The emission of 2 W average laser power calls for an analysis of laser safety. The radiation is spread by the diffuser over a considerably large cone, with the brightness of the individual VCSEL facets averaged over the whole area. Owing to the nature of such an extended source, this laser, classified according to IEC 60825-1:2014, could also be classified in the same way as an LED according to IEC 62471-1:2006. Although it would be possible to apply this less-restrictive regulation, we nevertheless design products according to the more-restrictive laser safety regulation. With it, an average emission of 18 W from the product as described in Fig. 4 is considered eye-safe. This is significantly above the maximum emission power of the device—as a result, eye and skin safety are guaranteed under this norm.

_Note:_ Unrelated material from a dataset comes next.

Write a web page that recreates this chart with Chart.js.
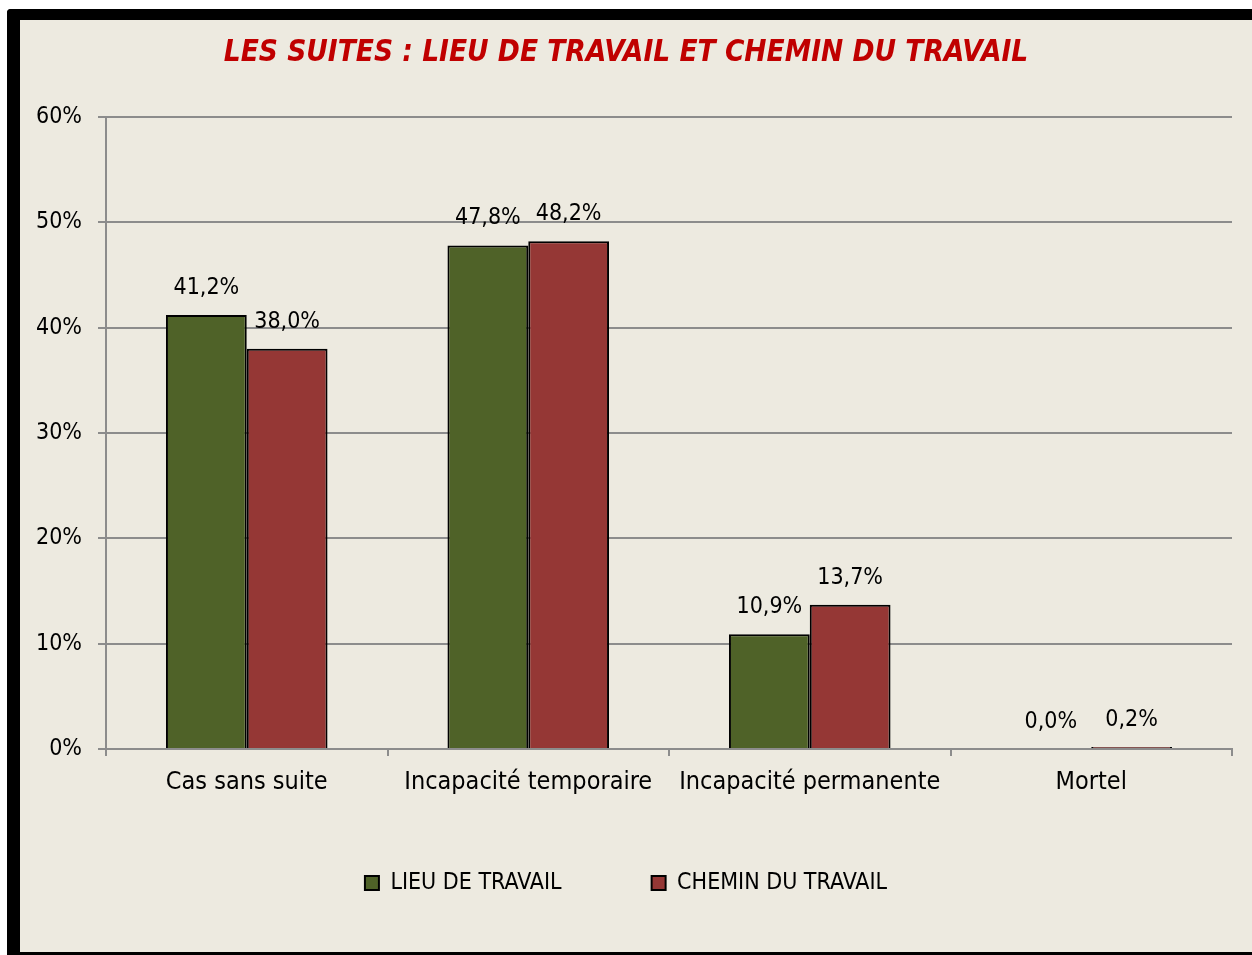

Because of their many technological advantages, VCSEL arrays are very well suited for time-of-flight distance-measurement applications, giving high peak power in short pulses and a narrow optical spectrum. Future VCSEL developments will expand these advantages even further:
- Arrays can be arranged into multiple segments by straightforward mask layout—this feature will be a necessity for next-generation 3D sensing systems;
- VCSELs allow for wafer-level integration of optical elements that will drastically reduce assembly efforts; and
- With the use of an extended cavity, the brightness of a VCSEL array can be increased by more than a factor of a thousand, enabling scanning lidar in automotive applications.